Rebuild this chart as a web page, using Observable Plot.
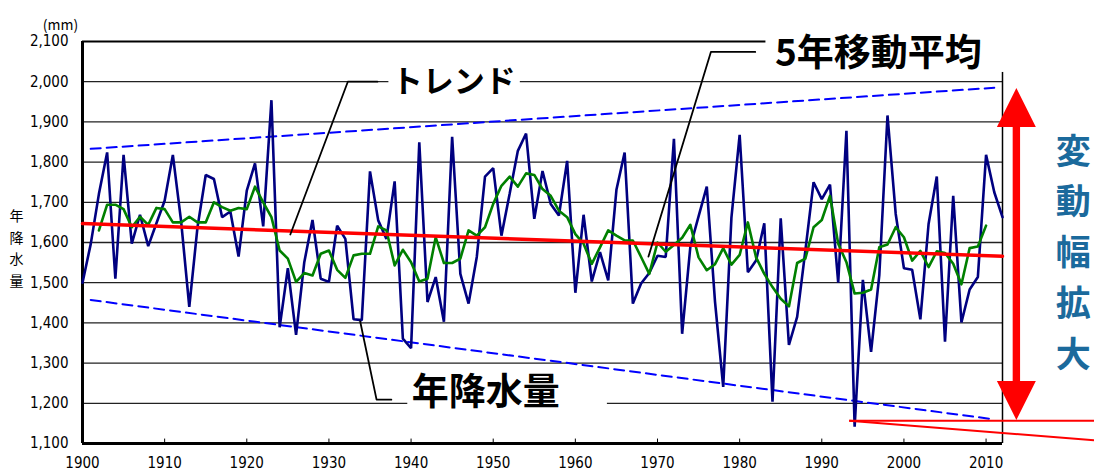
<!DOCTYPE html>
<html><head><meta charset="utf-8">
<script src="https://cdn.jsdelivr.net/npm/d3@7"></script>
<script src="https://cdn.jsdelivr.net/npm/@observablehq/plot@0.6"></script>
<style>
body{margin:0;background:#fff}
#chart svg{display:block;overflow:visible}
</style>
</head><body><div id="chart"></div>
<script>
// Annual precipitation (mm), 1900-2012
const startYear = 1900;
const precip = [1500,1596,1721,1824,1510,1818,1597,1669,1591,1648,
1704,1818,1654,1440,1638,1768,1758,1663,1677,1565,
1729,1797,1640,1954,1389,1536,1370,1551,1656,1510,
1502,1642,1609,1409,1407,1777,1655,1609,1752,1361,
1337,1849,1452,1514,1403,1863,1522,1448,1564,1764,
1785,1617,1721,1828,1871,1659,1778,1696,1667,1803,
1475,1669,1503,1576,1506,1731,1824,1448,1498,1524,
1567,1564,1858,1373,1590,1665,1739,1453,1241,1662,
1868,1526,1555,1648,1204,1660,1345,1415,1580,1750,
1708,1744,1500,1878,1142,1507,1328,1518,1916,1671,
1536,1532,1409,1646,1764,1353,1716,1401,1483,1514,
1818,1725,1663];
// 5-year moving average (mm), 1902-2010
const maStart = 1902;
const movingAvg = [1630,1694,1694,1683,1638,1664,1644,1686,
1683,1650,1650,1664,1650,1650,1700,1688,1679,1686,
1683,1739,1700,1663,1580,1560,1502,1524,1518,1572,
1580,1532,1512,1568,1572,1572,1640,1630,1543,1582,
1551,1503,1510,1613,1549,1549,1560,1630,1617,1638,
1696,1741,1764,1739,1772,1768,1733,1716,1679,1663,
1621,1597,1547,1588,1630,1617,1605,1605,1564,1522,
1600,1577,1594,1612,1644,1563,1531,1546,1586,1545,
1569,1650,1563,1522,1489,1460,1441,1549,1560,1638,
1656,1716,1597,1551,1473,1475,1483,1588,1595,1638,
1613,1555,1579,1539,1578,1574,1547,1496,1586,1590,
1642];
// Trend and envelope lines [year, mm]
const trend = [[1900,1647],[2012,1566]];
const upperEnv = [[1901,1833],[2011,1985]];
const lowerEnv = [[1901,1457],[2011,1160]];
// Tick labels
const yTicks = [1100,1200,1300,1400,1500,1600,1700,1800,1900,2000,2100];
const xTicks = [1900,1910,1920,1930,1940,1950,1960,1970,1980,1990,2000,2010];
// Annotation texts
const labelTrend = "トレンド";
const labelMA = "5年移動平均";
const labelPrecip = "年降水量";
const labelSpread = "変動幅拡大";
const yTitle = "年降水量";
const unit = "(mm)";

const series = precip.map((v,i)=>({year:startYear+i, v}));
const maSeries = movingAvg.map((v,i)=>({year:maStart+i, v}));

const jp = "'Noto Sans CJK JP', 'Noto Sans', sans-serif";
const num = "'Liberation Sans Narrow', 'DejaVu Sans Condensed', 'Liberation Sans', sans-serif";

const boxes = [
  {x1:1937.3, x2:1953.3, y1:1953, y2:2045},
  {x1:1983.2, x2:2013.0, y1:2023, y2:2130},
  {x1:1939.6, x2:1963.9, y1:1162, y2:1262}
];
const leaders = [
  [[1925.3,1620],[1932.3,2000],[1935.9,2000]],
  [[1968.9,1565],[1976.5,2074],[1981.9,2074]],
  [[1933.8,1404],[1935.8,1209],[1937.6,1209]]
];
const texts = [
  {x:1945.2, y:1998, t:labelTrend, fs:31},
  {x:1996.9, y:2069, t:labelMA, fs:37},
  {x:1949.1, y:1224, t:labelPrecip, fs:37}
];

const plot = Plot.plot({
  width:1094, height:475,
  marginLeft:82, marginRight:92, marginTop:41, marginBottom:32,
  x:{domain:[1900,2012]},
  y:{domain:[1100,2100]},
  style:{fontFamily:num, fontSize:"15px", color:"#000", background:"#fff", overflow:"visible"},
  marks:[
    Plot.ruleY(yTicks.filter(d=>d>1100 && d<2100), {stroke:"#222", strokeWidth:1.3}),
    Plot.ruleY([2100], {stroke:"#000", strokeWidth:2}),
    Plot.ruleX([2012], {stroke:"#000", strokeWidth:1.5}),
    Plot.ruleX([1900], {stroke:"#000", strokeWidth:3}),
    Plot.ruleY([1100], {stroke:"#000", strokeWidth:3}),
    Plot.ruleX(xTicks.slice(1), {y1:1100, y2:1111, stroke:"#000", strokeWidth:1}),
    Plot.axisY({ticks:yTicks, tickSize:0, tickPadding:14, tickFormat:d3.format(","), label:null, fontSize:15}),
    Plot.axisX({ticks:xTicks, tickSize:0, tickPadding:14, tickFormat:d=>String(d), label:null, fontSize:15}),
    Plot.rect(boxes, {x1:"x1", x2:"x2", y1:"y1", y2:"y2", fill:"#fff"}),
    Plot.line(upperEnv, {x:d=>d[0], y:d=>d[1], stroke:"#0000ff", strokeWidth:2, strokeDasharray:"10,6"}),
    Plot.line(lowerEnv, {x:d=>d[0], y:d=>d[1], stroke:"#0000ff", strokeWidth:2, strokeDasharray:"10,6"}),
    Plot.line(series, {x:"year", y:"v", stroke:"#000080", strokeWidth:2.6, strokeLinejoin:"miter"}),
    Plot.line(maSeries, {x:"year", y:"v", stroke:"#008000", strokeWidth:2.6}),
    Plot.line(trend, {x:d=>d[0], y:d=>d[1], stroke:"#ff0000", strokeWidth:3.5}),
    ...leaders.map(l=>Plot.line(l, {x:d=>d[0], y:d=>d[1], stroke:"#000", strokeWidth:1.8})),
    Plot.text(texts, {x:"x", y:"y", text:"t", fontSize:d=>d.fs, fontWeight:"bold", fontFamily:jp, fill:"#000"}),
    Plot.text([unit], {frameAnchor:"top-left", dx:-22, dy:-21, textAnchor:"middle", fontSize:14, fontFamily:jp}),
    Plot.text([yTitle.split("").join("\n")], {frameAnchor:"left", dx:-66, dy:4, textAnchor:"middle", fontSize:14, lineHeight:1.55, fontFamily:jp}),
    Plot.text([labelSpread.split("").join("\n")], {x:2020.6, y:1584, fontSize:35, lineHeight:1.45, fontWeight:"bold", fontFamily:jp, fill:"#1b6a9c"})
  ]
});
document.getElementById("chart").appendChild(plot);

// red double arrow and bottom lines, positioned through the plot scales
const sx = plot.scale("x"), sy = plot.scale("y");
const svgSel = d3.select(plot);
const arrowX = 2013.75, arrowTop = 1983, arrowTopBase = 1886, arrowBotBase = 1254, arrowBot = 1157, halfHead = 2.37, halfShaft = 0.45;
const pts = [[arrowX,arrowTop],[arrowX+halfHead,arrowTopBase],[arrowX+halfShaft,arrowTopBase],[arrowX+halfShaft,arrowBotBase],[arrowX+halfHead,arrowBotBase],[arrowX,arrowBot],
             [arrowX-halfHead,arrowBotBase],[arrowX-halfShaft,arrowBotBase],[arrowX-halfShaft,arrowTopBase],[arrowX-halfHead,arrowTopBase]];
svgSel.append("path").attr("d", "M"+pts.map(p=>[sx.apply(p[0]), sy.apply(p[1])].join(",")).join("L")+"Z").attr("fill","#ff0000");
const redLines = [[[1993.4,1155.5],[2023.2,1155.5]],[[1993.4,1155.5],[2023.2,1107]]];
redLines.forEach(l=>svgSel.append("line")
  .attr("x1",sx.apply(l[0][0])).attr("y1",sy.apply(l[0][1]))
  .attr("x2",sx.apply(l[1][0])).attr("y2",sy.apply(l[1][1]))
  .attr("stroke","#ff0000").attr("stroke-width",2));
</script>
</body></html>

====

### TASK DIRECTIONS
Every line is to be duplicated exactly, though pictures stay out.

### COMPLETE ANSWER
Rebuild this chart as a web page, using Observable Plot.
<!DOCTYPE html>
<html><head><meta charset="utf-8">
<script src="https://cdn.jsdelivr.net/npm/d3@7"></script>
<script src="https://cdn.jsdelivr.net/npm/@observablehq/plot@0.6"></script>
<style>
body{margin:0;background:#fff}
#chart svg{display:block;overflow:visible}
</style>
</head><body><div id="chart"></div>
<script>
// Annual precipitation (mm), 1900-2012
const startYear = 1900;
const precip = [1500,1596,1721,1824,1510,1818,1597,1669,1591,1648,
1704,1818,1654,1440,1638,1768,1758,1663,1677,1565,
1729,1797,1640,1954,1389,1536,1370,1551,1656,1510,
1502,1642,1609,1409,1407,1777,1655,1609,1752,1361,
1337,1849,1452,1514,1403,1863,1522,1448,1564,1764,
1785,1617,1721,1828,1871,1659,1778,1696,1667,1803,
1475,1669,1503,1576,1506,1731,1824,1448,1498,1524,
1567,1564,1858,1373,1590,1665,1739,1453,1241,1662,
1868,1526,1555,1648,1204,1660,1345,1415,1580,1750,
1708,1744,1500,1878,1142,1507,1328,1518,1916,1671,
1536,1532,1409,1646,1764,1353,1716,1401,1483,1514,
1818,1725,1663];
// 5-year moving average (mm), 1902-2010
const maStart = 1902;
const movingAvg = [1630,1694,1694,1683,1638,1664,1644,1686,
1683,1650,1650,1664,1650,1650,1700,1688,1679,1686,
1683,1739,1700,1663,1580,1560,1502,1524,1518,1572,
1580,1532,1512,1568,1572,1572,1640,1630,1543,1582,
1551,1503,1510,1613,1549,1549,1560,1630,1617,1638,
1696,1741,1764,1739,1772,1768,1733,1716,1679,1663,
1621,1597,1547,1588,1630,1617,1605,1605,1564,1522,
1600,1577,1594,1612,1644,1563,1531,1546,1586,1545,
1569,1650,1563,1522,1489,1460,1441,1549,1560,1638,
1656,1716,1597,1551,1473,1475,1483,1588,1595,1638,
1613,1555,1579,1539,1578,1574,1547,1496,1586,1590,
1642];
// Trend and envelope lines [year, mm]
const trend = [[1900,1647],[2012,1566]];
const upperEnv = [[1901,1833],[2011,1985]];
const lowerEnv = [[1901,1457],[2011,1160]];
// Tick labels
const yTicks = [1100,1200,1300,1400,1500,1600,1700,1800,1900,2000,2100];
const xTicks = [1900,1910,1920,1930,1940,1950,1960,1970,1980,1990,2000,2010];
// Annotation texts
const labelTrend = "トレンド";
const labelMA = "5年移動平均";
const labelPrecip = "年降水量";
const labelSpread = "変動幅拡大";
const yTitle = "年降水量";
const unit = "(mm)";

const series = precip.map((v,i)=>({year:startYear+i, v}));
const maSeries = movingAvg.map((v,i)=>({year:maStart+i, v}));

const jp = "'Noto Sans CJK JP', 'Noto Sans', sans-serif";
const num = "'Liberation Sans Narrow', 'DejaVu Sans Condensed', 'Liberation Sans', sans-serif";

const boxes = [
  {x1:1937.3, x2:1953.3, y1:1953, y2:2045},
  {x1:1983.2, x2:2013.0, y1:2023, y2:2130},
  {x1:1939.6, x2:1963.9, y1:1162, y2:1262}
];
const leaders = [
  [[1925.3,1620],[1932.3,2000],[1935.9,2000]],
  [[1968.9,1565],[1976.5,2074],[1981.9,2074]],
  [[1933.8,1404],[1935.8,1209],[1937.6,1209]]
];
const texts = [
  {x:1945.2, y:1998, t:labelTrend, fs:31},
  {x:1996.9, y:2069, t:labelMA, fs:37},
  {x:1949.1, y:1224, t:labelPrecip, fs:37}
];

const plot = Plot.plot({
  width:1094, height:475,
  marginLeft:82, marginRight:92, marginTop:41, marginBottom:32,
  x:{domain:[1900,2012]},
  y:{domain:[1100,2100]},
  style:{fontFamily:num, fontSize:"15px", color:"#000", background:"#fff", overflow:"visible"},
  marks:[
    Plot.ruleY(yTicks.filter(d=>d>1100 && d<2100), {stroke:"#222", strokeWidth:1.3}),
    Plot.ruleY([2100], {stroke:"#000", strokeWidth:2}),
    Plot.ruleX([2012], {stroke:"#000", strokeWidth:1.5}),
    Plot.ruleX([1900], {stroke:"#000", strokeWidth:3}),
    Plot.ruleY([1100], {stroke:"#000", strokeWidth:3}),
    Plot.ruleX(xTicks.slice(1), {y1:1100, y2:1111, stroke:"#000", strokeWidth:1}),
    Plot.axisY({ticks:yTicks, tickSize:0, tickPadding:14, tickFormat:d3.format(","), label:null, fontSize:15}),
    Plot.axisX({ticks:xTicks, tickSize:0, tickPadding:14, tickFormat:d=>String(d), label:null, fontSize:15}),
    Plot.rect(boxes, {x1:"x1", x2:"x2", y1:"y1", y2:"y2", fill:"#fff"}),
    Plot.line(upperEnv, {x:d=>d[0], y:d=>d[1], stroke:"#0000ff", strokeWidth:2, strokeDasharray:"10,6"}),
    Plot.line(lowerEnv, {x:d=>d[0], y:d=>d[1], stroke:"#0000ff", strokeWidth:2, strokeDasharray:"10,6"}),
    Plot.line(series, {x:"year", y:"v", stroke:"#000080", strokeWidth:2.6, strokeLinejoin:"miter"}),
    Plot.line(maSeries, {x:"year", y:"v", stroke:"#008000", strokeWidth:2.6}),
    Plot.line(trend, {x:d=>d[0], y:d=>d[1], stroke:"#ff0000", strokeWidth:3.5}),
    ...leaders.map(l=>Plot.line(l, {x:d=>d[0], y:d=>d[1], stroke:"#000", strokeWidth:1.8})),
    Plot.text(texts, {x:"x", y:"y", text:"t", fontSize:d=>d.fs, fontWeight:"bold", fontFamily:jp, fill:"#000"}),
    Plot.text([unit], {frameAnchor:"top-left", dx:-22, dy:-21, textAnchor:"middle", fontSize:14, fontFamily:jp}),
    Plot.text([yTitle.split("").join("\n")], {frameAnchor:"left", dx:-66, dy:4, textAnchor:"middle", fontSize:14, lineHeight:1.55, fontFamily:jp}),
    Plot.text([labelSpread.split("").join("\n")], {x:2020.6, y:1584, fontSize:35, lineHeight:1.45, fontWeight:"bold", fontFamily:jp, fill:"#1b6a9c"})
  ]
});
document.getElementById("chart").appendChild(plot);

// red double arrow and bottom lines, positioned through the plot scales
const sx = plot.scale("x"), sy = plot.scale("y");
const svgSel = d3.select(plot);
const arrowX = 2013.75, arrowTop = 1983, arrowTopBase = 1886, arrowBotBase = 1254, arrowBot = 1157, halfHead = 2.37, halfShaft = 0.45;
const pts = [[arrowX,arrowTop],[arrowX+halfHead,arrowTopBase],[arrowX+halfShaft,arrowTopBase],[arrowX+halfShaft,arrowBotBase],[arrowX+halfHead,arrowBotBase],[arrowX,arrowBot],
             [arrowX-halfHead,arrowBotBase],[arrowX-halfShaft,arrowBotBase],[arrowX-halfShaft,arrowTopBase],[arrowX-halfHead,arrowTopBase]];
svgSel.append("path").attr("d", "M"+pts.map(p=>[sx.apply(p[0]), sy.apply(p[1])].join(",")).join("L")+"Z").attr("fill","#ff0000");
const redLines = [[[1993.4,1155.5],[2023.2,1155.5]],[[1993.4,1155.5],[2023.2,1107]]];
redLines.forEach(l=>svgSel.append("line")
  .attr("x1",sx.apply(l[0][0])).attr("y1",sy.apply(l[0][1]))
  .attr("x2",sx.apply(l[1][0])).attr("y2",sy.apply(l[1][1]))
  .attr("stroke","#ff0000").attr("stroke-width",2));
</script>
</body></html>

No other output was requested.